Ms Hadchiti said she was “really saddened” to resign from her position in early February because she loved her job, but she said the stress was too much.
“I was subjected to Ms Husar’s bullying, harassment and obscenities in the office. She asked me on a daily basis to walk her dog and to pick up dog droppings. I saw her behaviour towards other staff. She called some ‘useless’ and said I was mentally unstable.”
Ms Hadchiti, a single mother of three, is one of 22 former staffers interviewed by barrister John Whelan for an inquiry into Ms Husar’s alleged bullying and intimidation of staff that was ordered in March by the NSW ALP’s head office.
With Mr Whelan expected to hand an interim report to the NSW ALP this week, senior Labor sources have confirmed Ms Husar is likely to be disendorsed as the candidate for Lindsay at the next election if there are findings of wrongdoing.
Ms Husar vigorously denies allegations against her, and appears set to resist any efforts to push her out. She has hired barrister Sandy Dawson SC to represent her. In tweets and in documents aired by Fairfax Media, Ms Husar says allegations against her only surfaced after she dismissed Mr Anderson. She has blamed him and his father, former NSW police minister Peter Anderson, for campaigning against her since.
The position of Mr Shorten on Ms Husar’s future is unclear, with the Labor leader saying he only learned of allegations on July 18, and that he will not comment further until the results of the Whelan inquiry are known. It is understood Ms Husar’s legal team has sought to have large sections of allegations against her struck out because they were reported on condition of “anonymity”.
Ms Hadchiti said she quit in February because her life was almost “wrecked” and she could not continue despite needing the job to survive financially. She said Ms Husar appeared caring at first, and was welcoming to her children when she sometimes took them to the office. But problems that allegedly began with demands upon her and other staff to walk Ms Husar’s dog and clean up its excrement escalated.
Ms Hadchiti now worked as an executive assistant for the legal and governance team of a community housing group, and was getting on well with her daughter.
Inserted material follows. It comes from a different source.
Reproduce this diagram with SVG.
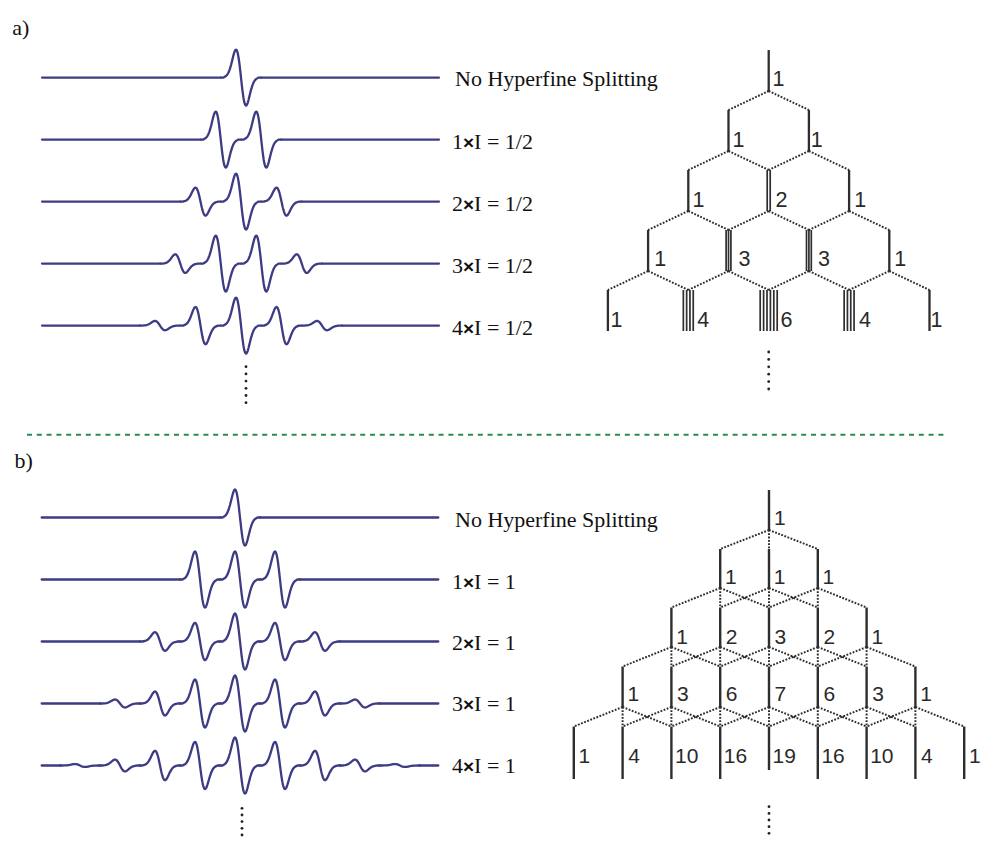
<svg xmlns="http://www.w3.org/2000/svg" width="984" height="841" viewBox="0 0 984 841">
<style>
.sp{fill:none;stroke:#3c3b84;stroke-width:2.3;stroke-linecap:round;stroke-linejoin:round}
.ln{fill:none;stroke:#2e2e2e;stroke-width:2.3}
.lnb{fill:none;stroke:#2e2e2e;stroke-width:2.4}
.bd{fill:none;stroke:#2e2e2e;stroke-width:1.7}
.dt{fill:none;stroke:#2e2e2e;stroke-width:2;stroke-dasharray:1.8 1.5}
.lbl{font-family:"Liberation Serif","Times New Roman",serif;font-size:22px;fill:#111}
.x{font-family:"Liberation Sans",Arial,sans-serif;font-weight:bold;font-size:19px}
.num{font-family:"Liberation Sans",Arial,sans-serif;font-size:21.5px;fill:#2a2a2a}
.numb{font-family:"Liberation Sans",Arial,sans-serif;font-size:21px;fill:#2a2a2a}
.dots{fill:#222}
</style>
<defs>
<path id="pk" vector-effect="non-scaling-stroke" d="M-20 0L-17.5 0L-16.25 -0.027L-15 -0.055L-13.75 -0.103L-12.5 -0.181L-11.25 -0.295L-10 -0.446L-9.375 -0.533L-8.75 -0.624L-8.125 -0.716L-7.5 -0.803L-6.875 -0.881L-6.25 -0.944L-5.625 -0.985L-5 -1L-4.375 -0.984L-3.75 -0.933L-3.125 -0.848L-2.5 -0.728L-1.875 -0.576L-1.25 -0.4L-0.625 -0.205L0 0L0.625 0.205L1.25 0.4L1.875 0.576L2.5 0.728L3.125 0.848L3.75 0.933L4.375 0.984L5 1L5.625 0.985L6.25 0.944L6.875 0.881L7.5 0.803L8.125 0.716L8.75 0.624L9.375 0.533L10 0.446L11.25 0.295L12.5 0.181L13.75 0.103L15 0.055L16.25 0.027L17.5 0L20 0"/>
</defs>
<rect width="984" height="841" fill="#fff"/>

<text class="lbl" x="12.3" y="35">a)</text>
<text class="lbl" x="14.5" y="467.5">b)</text>
<line x1="27" y1="434.7" x2="948" y2="434.7" stroke="#2a8a52" stroke-width="2" stroke-dasharray="5 4.8"/>

<!-- Panel a spectra -->
<g id="spectra-a" class="sp">
<g id="spec-a1"><path d="M42 77.6H221M261 77.6H439"/><use href="#pk" transform="translate(241 77.6) scale(1 28)"/></g>
<g id="spec-a2"><path d="M42 139.6H200.75M281.25 139.6H439"/><use href="#pk" transform="translate(220.75 139.6) scale(1 28)"/><use href="#pk" transform="translate(261.25 139.6) scale(1 28)"/></g>
<g id="spec-a3"><path d="M42 201.6H180.5M301.5 201.6H439"/><use href="#pk" transform="translate(200.5 201.6) scale(1 14)"/><use href="#pk" transform="translate(241 201.6) scale(1 28)"/><use href="#pk" transform="translate(281.5 201.6) scale(1 14)"/></g>
<g id="spec-a4"><path d="M42 263.6H160.25M321.75 263.6H439"/><use href="#pk" transform="translate(180.25 263.6) scale(1 9.33)"/><use href="#pk" transform="translate(220.75 263.6) scale(1 28)"/><use href="#pk" transform="translate(261.25 263.6) scale(1 28)"/><use href="#pk" transform="translate(301.75 263.6) scale(1 9.33)"/></g>
<g id="spec-a5"><path d="M42 325.6H140M342 325.6H439"/><use href="#pk" transform="translate(160 325.6) scale(1 4.67)"/><use href="#pk" transform="translate(200.5 325.6) scale(1 18.67)"/><use href="#pk" transform="translate(241 325.6) scale(1 28)"/><use href="#pk" transform="translate(281.5 325.6) scale(1 18.67)"/><use href="#pk" transform="translate(322 325.6) scale(1 4.67)"/></g>
</g>
<g id="spectra-a-more" class="dots"><circle cx="246" cy="366.7" r="1.4"/><circle cx="246" cy="373.9" r="1.4"/><circle cx="246" cy="381.1" r="1.4"/><circle cx="246" cy="388.3" r="1.4"/><circle cx="246" cy="395.5" r="1.4"/><circle cx="246" cy="402.7" r="1.4"/></g>
<g id="labels-a" class="lbl">
<text x="455" y="86">No Hyperfine Splitting</text>
<text x="452" y="148.5">1<tspan class="x">×</tspan>I = 1/2</text>
<text x="452" y="210.5">2<tspan class="x">×</tspan>I = 1/2</text>
<text x="452" y="272.5">3<tspan class="x">×</tspan>I = 1/2</text>
<text x="452" y="334.5">4<tspan class="x">×</tspan>I = 1/2</text>
</g>

<!-- Panel a tree -->
<g id="connectors-a" class="dt">
<path d="M768.7 91L728.5 110M768.7 91L808.9 110"/>
<path d="M728.5 151L688.3 170M728.5 151L768.7 170M808.9 151L768.7 170M808.9 151L849.1 170"/>
<path d="M688.3 211L648.1 230M688.3 211L728.5 230M768.7 211L728.5 230M768.7 211L808.9 230M849.1 211L808.9 230M849.1 211L889.3 230"/>
<path d="M648.1 271L607.9 290M648.1 271L688.3 290M728.5 271L688.3 290M728.5 271L768.7 290M808.9 271L768.7 290M808.9 271L849.1 290M889.3 271L849.1 290M889.3 271L929.5 290"/>
</g>
<g id="tree-a">
<g id="a-stem"><path class="ln" d="M768.7 50V91"/><text class="num" x="772.5" y="85.5">1</text></g>
<g id="a-level1"><path class="ln" d="M728.5 110V151M808.9 110V151"/><text class="num" x="732.5" y="146.5">1</text><text class="num" x="810.8" y="146.5">1</text></g>
<g id="a-level2"><path class="ln" d="M688.3 170V211M849.1 170V211"/><path class="bd" d="M767.2 170V211M770.2 170V211"/><text class="num" x="692.5" y="206.5">1</text><text class="num" x="775.5" y="206.5">2</text><text class="num" x="854.2" y="206.5">1</text></g>
<g id="a-level3"><path class="ln" d="M648.1 230V271M889.3 230V271"/><path class="bd" d="M726.1 230V271M728.5 230V271M730.9 230V271M806.5 230V271M808.9 230V271M811.3 230V271"/><text class="num" x="654.2" y="266">1</text><text class="num" x="738.5" y="266">3</text><text class="num" x="818" y="266">3</text><text class="num" x="894.2" y="266">1</text></g>
<g id="a-level4"><path class="ln" d="M607.9 290V331M929.5 290V331"/><path class="bd" d="M683.35 290V331M686.65 290V331M689.95 290V331M693.25 290V331M760.2 290V331M763.6 290V331M767 290V331M770.4 290V331M773.8 290V331M777.2 290V331M844.15 290V331M847.45 290V331M850.75 290V331M854.05 290V331"/><text class="num" x="610.5" y="327">1</text><text class="num" x="697.2" y="327">4</text><text class="num" x="780.5" y="327">6</text><text class="num" x="859" y="327">4</text><text class="num" x="930.5" y="327">1</text></g>
<g id="a-more" class="dots"><circle cx="768.7" cy="352" r="1.4"/><circle cx="768.7" cy="359.4" r="1.4"/><circle cx="768.7" cy="366.8" r="1.4"/><circle cx="768.7" cy="374.2" r="1.4"/><circle cx="768.7" cy="381.6" r="1.4"/><circle cx="768.7" cy="389" r="1.4"/></g>
</g>

<!-- Panel b spectra -->
<g id="spectra-b" class="sp">
<g id="spec-b1"><path d="M41.7 517.5H220M260 517.5H438.3"/><use href="#pk" transform="translate(240 517.5) scale(1 28)"/></g>
<g id="spec-b2"><path d="M41.7 579.5H180M300 579.5H438.3"/><use href="#pk" transform="translate(200 579.5) scale(1 28)"/><use href="#pk" transform="translate(240 579.5) scale(1 28)"/><use href="#pk" transform="translate(280 579.5) scale(1 28)"/></g>
<g id="spec-b3"><path d="M41.7 641.5H140M340 641.5H438.3"/><use href="#pk" transform="translate(160 641.5) scale(1 9.33)"/><use href="#pk" transform="translate(200 641.5) scale(1 18.67)"/><use href="#pk" transform="translate(240 641.5) scale(1 28)"/><use href="#pk" transform="translate(280 641.5) scale(1 18.67)"/><use href="#pk" transform="translate(320 641.5) scale(1 9.33)"/></g>
<g id="spec-b4"><path d="M41.7 703.5H100M380 703.5H438.3"/><use href="#pk" transform="translate(120 703.5) scale(1 4)"/><use href="#pk" transform="translate(160 703.5) scale(1 12)"/><use href="#pk" transform="translate(200 703.5) scale(1 24)"/><use href="#pk" transform="translate(240 703.5) scale(1 28)"/><use href="#pk" transform="translate(280 703.5) scale(1 24)"/><use href="#pk" transform="translate(320 703.5) scale(1 12)"/><use href="#pk" transform="translate(360 703.5) scale(1 4)"/></g>
<g id="spec-b5"><path d="M41.7 765.5H60M420 765.5H438.3"/><use href="#pk" transform="translate(80 765.5) scale(1 1.47)"/><use href="#pk" transform="translate(120 765.5) scale(1 5.89)"/><use href="#pk" transform="translate(160 765.5) scale(1 14.74)"/><use href="#pk" transform="translate(200 765.5) scale(1 23.58)"/><use href="#pk" transform="translate(240 765.5) scale(1 28)"/><use href="#pk" transform="translate(280 765.5) scale(1 23.58)"/><use href="#pk" transform="translate(320 765.5) scale(1 14.74)"/><use href="#pk" transform="translate(360 765.5) scale(1 5.89)"/><use href="#pk" transform="translate(400 765.5) scale(1 1.47)"/></g>
</g>
<g id="spectra-b-more" class="dots"><circle cx="242" cy="808.3" r="1.4"/><circle cx="242" cy="815" r="1.4"/><circle cx="242" cy="821.6" r="1.4"/><circle cx="242" cy="828.3" r="1.4"/><circle cx="242" cy="835" r="1.4"/></g>
<g id="labels-b" class="lbl">
<text x="455" y="526.5">No Hyperfine Splitting</text>
<text x="452" y="589">1<tspan class="x">×</tspan>I = 1</text>
<text x="452" y="649.5">2<tspan class="x">×</tspan>I = 1</text>
<text x="452" y="711">3<tspan class="x">×</tspan>I = 1</text>
<text x="452" y="772.5">4<tspan class="x">×</tspan>I = 1</text>
</g>

<!-- Panel b tree -->
<g id="connectors-b" class="dt">
<path d="M769 530l-48.8 19M769 530v19M769 530l48.8 19"/>
<path d="M720.2 588l-48.8 19.5M720.2 588v19.5M720.2 588l48.8 19.5M769 588l-48.8 19.5M769 588v19.5M769 588l48.8 19.5M817.8 588l-48.8 19.5M817.8 588v19.5M817.8 588l48.8 19.5"/>
<path d="M671.4 647l-48.8 19.5M671.4 647v19.5M671.4 647l48.8 19.5M720.2 647l-48.8 19.5M720.2 647v19.5M720.2 647l48.8 19.5M769 647l-48.8 19.5M769 647v19.5M769 647l48.8 19.5M817.8 647l-48.8 19.5M817.8 647v19.5M817.8 647l48.8 19.5M866.6 647l-48.8 19.5M866.6 647v19.5M866.6 647l48.8 19.5"/>
<path d="M622.6 707l-48.8 19.5M622.6 707v19.5M622.6 707l48.8 19.5M671.4 707l-48.8 19.5M671.4 707v19.5M671.4 707l48.8 19.5M720.2 707l-48.8 19.5M720.2 707v19.5M720.2 707l48.8 19.5M769 707l-48.8 19.5M769 707v19.5M769 707l48.8 19.5M817.8 707l-48.8 19.5M817.8 707v19.5M817.8 707l48.8 19.5M866.6 707l-48.8 19.5M866.6 707v19.5M866.6 707l48.8 19.5M915.4 707l-48.8 19.5M915.4 707v19.5M915.4 707l48.8 19.5"/>
</g>
<g id="tree-b">
<g id="b-stem"><path class="lnb" d="M769 490V530"/><text class="numb" x="774" y="524.5">1</text></g>
<g id="b-level1"><path class="lnb" d="M720.2 549V588M769 549V588M817.8 549V588"/><text class="numb" x="725" y="583.5">1</text><text class="numb" x="773.8" y="583.5">1</text><text class="numb" x="822.6" y="583.5">1</text></g>
<g id="b-level2"><path class="lnb" d="M671.4 607.5V647M720.2 607.5V647M769 607.5V647M817.8 607.5V647M866.6 607.5V647"/><text class="numb" x="676.2" y="643.5">1</text><text class="numb" x="725.8" y="643.5">2</text><text class="numb" x="774.6" y="643.5">3</text><text class="numb" x="823.4" y="643.5">2</text><text class="numb" x="871.4" y="643.5">1</text></g>
<g id="b-level3"><path class="lnb" d="M622.6 666.5V707M671.4 666.5V707M720.2 666.5V707M769 666.5V707M817.8 666.5V707M866.6 666.5V707M915.4 666.5V707"/><text class="numb" x="627.4" y="700.5">1</text><text class="numb" x="677" y="700.5">3</text><text class="numb" x="725.8" y="700.5">6</text><text class="numb" x="774.6" y="700.5">7</text><text class="numb" x="823.4" y="700.5">6</text><text class="numb" x="872.2" y="700.5">3</text><text class="numb" x="920.2" y="700.5">1</text></g>
<g id="b-level4"><path class="lnb" d="M573.8 726.5V779M622.6 726.5V779M671.4 726.5V779M720.2 726.5V779M769 726.5V770M817.8 726.5V779M866.6 726.5V779M915.4 726.5V779M964.2 726.5V779"/><text class="numb" x="578.6" y="762.5">1</text><text class="numb" x="628.2" y="762.5">4</text><text class="numb" x="675" y="762.5">10</text><text class="numb" x="723.8" y="762.5">16</text><text class="numb" x="772.6" y="762.5">19</text><text class="numb" x="821.4" y="762.5">16</text><text class="numb" x="870.2" y="762.5">10</text><text class="numb" x="921" y="762.5">4</text><text class="numb" x="969" y="762.5">1</text></g>
<g id="b-more" class="dots"><circle cx="769" cy="806.7" r="1.4"/><circle cx="769" cy="813.4" r="1.4"/><circle cx="769" cy="820" r="1.4"/><circle cx="769" cy="826.7" r="1.4"/><circle cx="769" cy="833.3" r="1.4"/></g>
</g>
</svg>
The Australian asked Ms Husar for comment with detailed questions on Ms Hadchiti’s allegations. Ms Husar told The Australian: “I reject completely this ludicrous fabrication of the facts. If a friend comes to me in a time of crisis seeking support, I help them. I don’t turn my back on them.
“I’m not going to comment on the specifics of someone’s private life and their difficult family circumstances. I’m disappointed but not surprised that The Australian would breach someone’s right to privacy in this way.”
The Australian can confirm Ms Hadchiti came to the newspaper of her own accord to volunteer her account. She said she believed it was important to speak out. The Australianhas also heard accounts from Ms Hadchiti’s daughter, with her permission, of what transpired when she lived with Ms Husar.
Ms Hadchiti first came to Ms Husar’s attention as the victim of domestic violence, an issue the MP has made a key campaigning issue. Ms Hadchiti was so badly bashed in 2014 she had a spinal fracture. Her ex-husband, to whom she was married for 19 years, was jailed for 12 months and deported to Lebanon in December, following intervention by Home Affairs Minister Peter Dutton, while Ms Hadchiti was working for Ms Husar.
Last night, Ms Hadchiti said: “I did go through a hard time in that office, and we (my family) went to counselling afterwards, but we’re over it.”